Work to be completed - Among the entries that follow, locate the line with "Recreate this image" and the line with "const darkText = '#35479A';". Output those lines and all lines in between, exactly, minus the pictures.

+===+

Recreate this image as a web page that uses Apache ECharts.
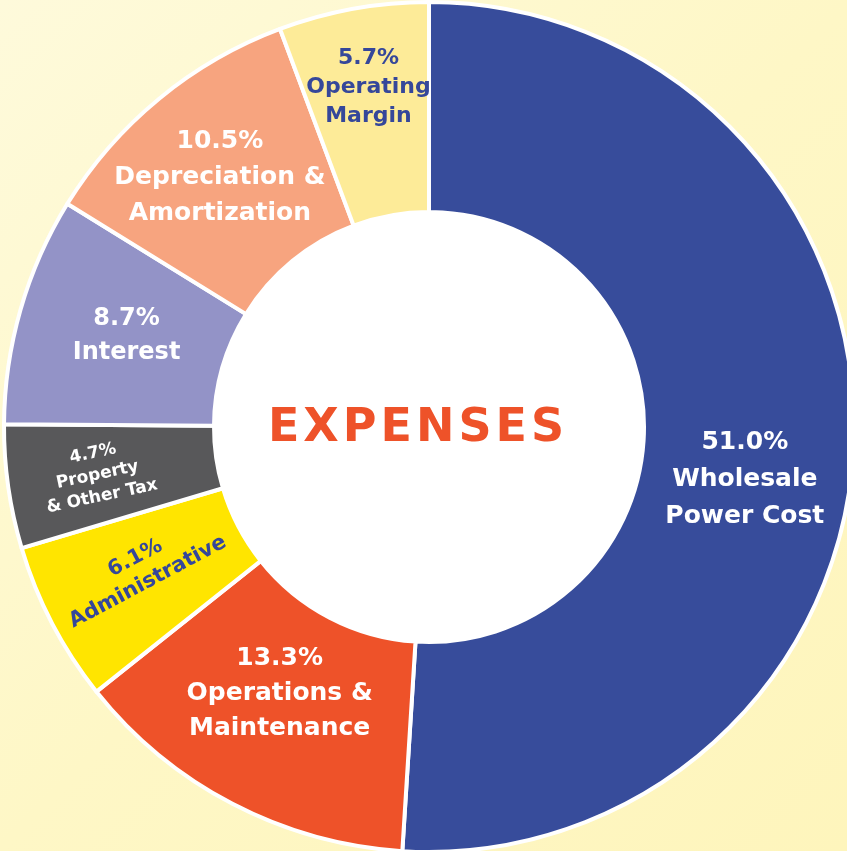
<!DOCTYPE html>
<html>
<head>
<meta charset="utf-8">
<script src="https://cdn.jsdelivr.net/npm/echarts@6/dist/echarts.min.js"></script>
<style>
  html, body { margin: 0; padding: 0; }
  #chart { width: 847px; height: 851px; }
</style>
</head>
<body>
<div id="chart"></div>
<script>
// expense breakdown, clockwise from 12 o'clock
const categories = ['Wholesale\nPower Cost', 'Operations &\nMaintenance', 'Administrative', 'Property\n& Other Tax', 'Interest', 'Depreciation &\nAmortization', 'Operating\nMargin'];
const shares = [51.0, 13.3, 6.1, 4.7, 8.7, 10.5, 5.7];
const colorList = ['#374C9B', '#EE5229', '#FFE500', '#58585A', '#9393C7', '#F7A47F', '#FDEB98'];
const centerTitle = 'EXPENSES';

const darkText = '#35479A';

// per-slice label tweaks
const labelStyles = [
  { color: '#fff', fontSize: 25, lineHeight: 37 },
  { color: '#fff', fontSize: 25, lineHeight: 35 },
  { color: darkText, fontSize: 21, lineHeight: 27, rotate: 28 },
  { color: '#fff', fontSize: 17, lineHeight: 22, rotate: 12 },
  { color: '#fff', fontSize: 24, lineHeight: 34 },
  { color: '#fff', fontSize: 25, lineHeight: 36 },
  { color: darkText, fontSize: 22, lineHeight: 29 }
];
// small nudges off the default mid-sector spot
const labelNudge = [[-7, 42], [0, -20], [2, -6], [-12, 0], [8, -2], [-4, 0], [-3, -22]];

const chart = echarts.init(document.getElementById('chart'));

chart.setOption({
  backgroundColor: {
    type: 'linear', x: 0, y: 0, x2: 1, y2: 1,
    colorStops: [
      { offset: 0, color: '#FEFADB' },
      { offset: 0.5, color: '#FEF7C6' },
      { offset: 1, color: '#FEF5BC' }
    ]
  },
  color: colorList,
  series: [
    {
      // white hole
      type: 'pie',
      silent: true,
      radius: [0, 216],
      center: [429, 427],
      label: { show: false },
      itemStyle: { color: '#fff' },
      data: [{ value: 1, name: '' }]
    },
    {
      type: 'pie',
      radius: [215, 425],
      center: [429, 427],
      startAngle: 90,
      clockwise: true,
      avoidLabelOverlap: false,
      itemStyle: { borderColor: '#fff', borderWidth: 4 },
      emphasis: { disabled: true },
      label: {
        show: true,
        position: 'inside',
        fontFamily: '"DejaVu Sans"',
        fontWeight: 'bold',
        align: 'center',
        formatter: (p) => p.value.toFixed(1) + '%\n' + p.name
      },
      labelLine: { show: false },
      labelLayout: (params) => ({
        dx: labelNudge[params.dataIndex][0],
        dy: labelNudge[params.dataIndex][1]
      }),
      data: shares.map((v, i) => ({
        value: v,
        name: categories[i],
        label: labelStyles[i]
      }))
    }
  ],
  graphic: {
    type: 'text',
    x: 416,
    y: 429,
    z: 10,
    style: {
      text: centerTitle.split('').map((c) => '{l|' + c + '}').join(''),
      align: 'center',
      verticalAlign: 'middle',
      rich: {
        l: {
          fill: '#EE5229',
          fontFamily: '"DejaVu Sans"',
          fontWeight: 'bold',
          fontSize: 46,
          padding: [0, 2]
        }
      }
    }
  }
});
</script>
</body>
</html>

+===+

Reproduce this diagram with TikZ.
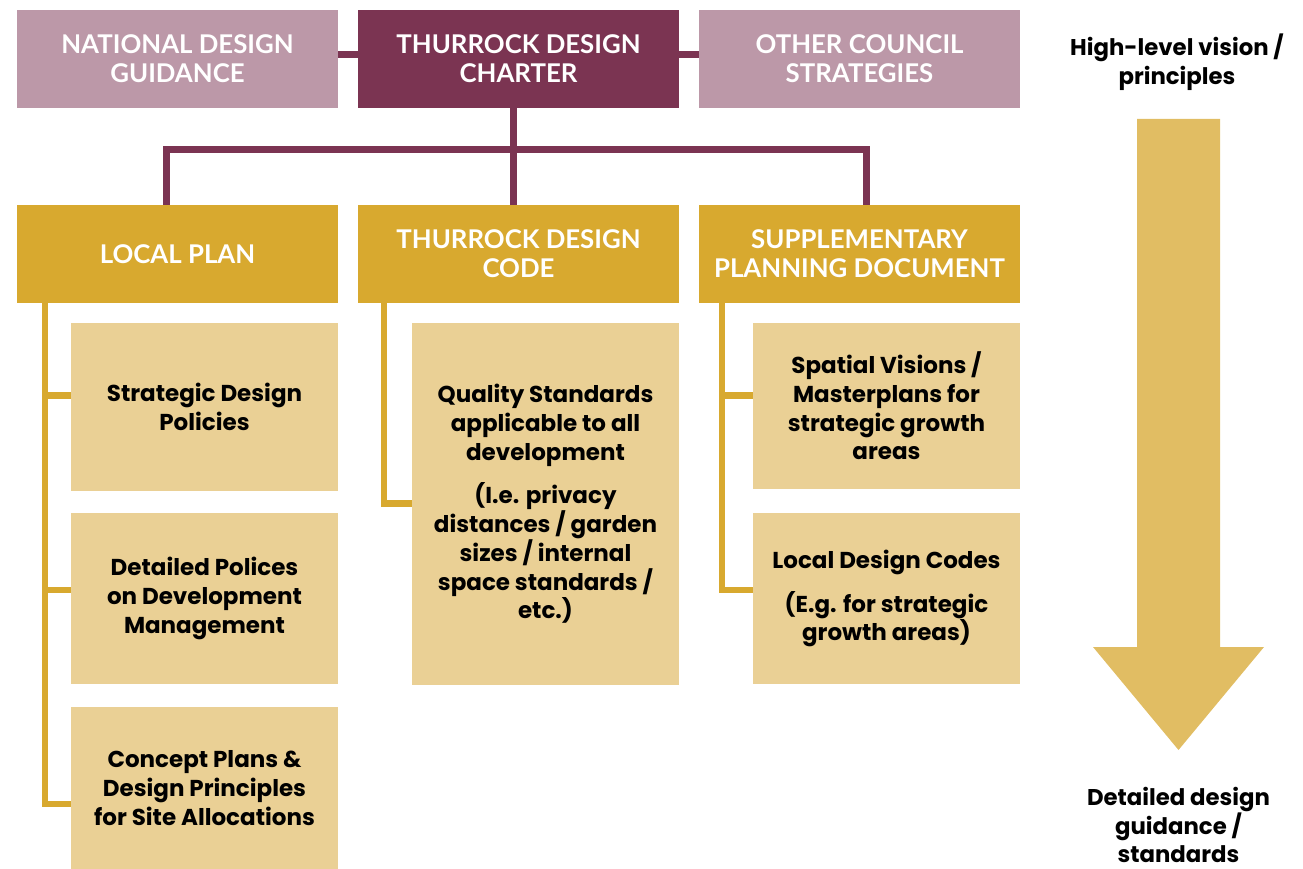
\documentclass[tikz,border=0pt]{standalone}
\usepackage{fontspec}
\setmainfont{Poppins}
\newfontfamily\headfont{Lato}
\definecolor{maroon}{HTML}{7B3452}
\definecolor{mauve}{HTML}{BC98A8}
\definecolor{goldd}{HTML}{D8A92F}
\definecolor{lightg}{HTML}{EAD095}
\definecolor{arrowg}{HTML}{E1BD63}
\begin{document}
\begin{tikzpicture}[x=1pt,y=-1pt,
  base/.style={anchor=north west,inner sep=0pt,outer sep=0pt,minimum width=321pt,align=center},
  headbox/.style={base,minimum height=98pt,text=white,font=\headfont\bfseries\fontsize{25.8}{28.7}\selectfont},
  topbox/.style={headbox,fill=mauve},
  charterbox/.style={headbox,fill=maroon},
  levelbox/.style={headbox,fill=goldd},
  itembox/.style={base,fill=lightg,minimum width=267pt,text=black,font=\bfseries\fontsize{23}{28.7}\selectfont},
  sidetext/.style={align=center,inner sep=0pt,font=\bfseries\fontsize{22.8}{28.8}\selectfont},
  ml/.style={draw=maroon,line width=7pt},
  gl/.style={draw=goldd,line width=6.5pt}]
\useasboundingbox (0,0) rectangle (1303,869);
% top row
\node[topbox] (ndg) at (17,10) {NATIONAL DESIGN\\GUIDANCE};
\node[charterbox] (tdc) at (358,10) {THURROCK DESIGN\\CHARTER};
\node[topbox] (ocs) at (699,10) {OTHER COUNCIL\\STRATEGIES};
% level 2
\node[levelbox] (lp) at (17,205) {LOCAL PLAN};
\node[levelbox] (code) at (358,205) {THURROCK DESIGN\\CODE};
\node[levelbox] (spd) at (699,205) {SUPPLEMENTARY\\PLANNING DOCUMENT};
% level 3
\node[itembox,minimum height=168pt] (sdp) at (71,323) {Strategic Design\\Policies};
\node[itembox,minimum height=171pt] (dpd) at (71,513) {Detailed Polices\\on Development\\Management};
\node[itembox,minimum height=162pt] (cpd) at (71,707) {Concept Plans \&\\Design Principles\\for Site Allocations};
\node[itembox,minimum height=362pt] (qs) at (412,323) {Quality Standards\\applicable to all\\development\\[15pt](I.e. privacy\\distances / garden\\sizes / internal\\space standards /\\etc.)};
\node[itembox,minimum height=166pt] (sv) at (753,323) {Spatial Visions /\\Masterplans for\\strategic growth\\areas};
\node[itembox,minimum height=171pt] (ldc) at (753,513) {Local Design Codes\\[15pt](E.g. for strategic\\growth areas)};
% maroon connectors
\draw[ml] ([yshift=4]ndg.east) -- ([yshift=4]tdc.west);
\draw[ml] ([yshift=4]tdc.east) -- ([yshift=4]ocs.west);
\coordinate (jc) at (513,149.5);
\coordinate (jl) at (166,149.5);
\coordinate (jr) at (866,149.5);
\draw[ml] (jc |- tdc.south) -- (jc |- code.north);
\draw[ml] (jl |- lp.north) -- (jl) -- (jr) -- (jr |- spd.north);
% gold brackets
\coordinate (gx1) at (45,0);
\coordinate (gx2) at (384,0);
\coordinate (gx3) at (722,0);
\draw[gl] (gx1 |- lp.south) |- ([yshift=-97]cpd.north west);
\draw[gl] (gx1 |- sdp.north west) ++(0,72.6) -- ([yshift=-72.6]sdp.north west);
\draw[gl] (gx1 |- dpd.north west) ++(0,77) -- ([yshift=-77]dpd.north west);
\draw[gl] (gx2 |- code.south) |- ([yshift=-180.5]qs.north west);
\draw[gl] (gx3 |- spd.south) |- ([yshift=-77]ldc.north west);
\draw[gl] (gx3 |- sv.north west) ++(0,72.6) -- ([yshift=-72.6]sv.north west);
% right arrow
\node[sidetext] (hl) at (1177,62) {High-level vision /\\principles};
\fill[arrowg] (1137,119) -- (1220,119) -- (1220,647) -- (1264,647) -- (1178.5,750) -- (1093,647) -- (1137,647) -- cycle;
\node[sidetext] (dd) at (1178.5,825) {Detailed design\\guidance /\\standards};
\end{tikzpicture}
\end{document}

+===+

Response to the exercise -
Recreate this image as a web page that uses Apache ECharts.
<!DOCTYPE html>
<html>
<head>
<meta charset="utf-8">
<script src="https://cdn.jsdelivr.net/npm/echarts@6/dist/echarts.min.js"></script>
<style>
  html, body { margin: 0; padding: 0; }
  #chart { width: 847px; height: 851px; }
</style>
</head>
<body>
<div id="chart"></div>
<script>
// expense breakdown, clockwise from 12 o'clock
const categories = ['Wholesale\nPower Cost', 'Operations &\nMaintenance', 'Administrative', 'Property\n& Other Tax', 'Interest', 'Depreciation &\nAmortization', 'Operating\nMargin'];
const shares = [51.0, 13.3, 6.1, 4.7, 8.7, 10.5, 5.7];
const colorList = ['#374C9B', '#EE5229', '#FFE500', '#58585A', '#9393C7', '#F7A47F', '#FDEB98'];
const centerTitle = 'EXPENSES';

const darkText = '#35479A';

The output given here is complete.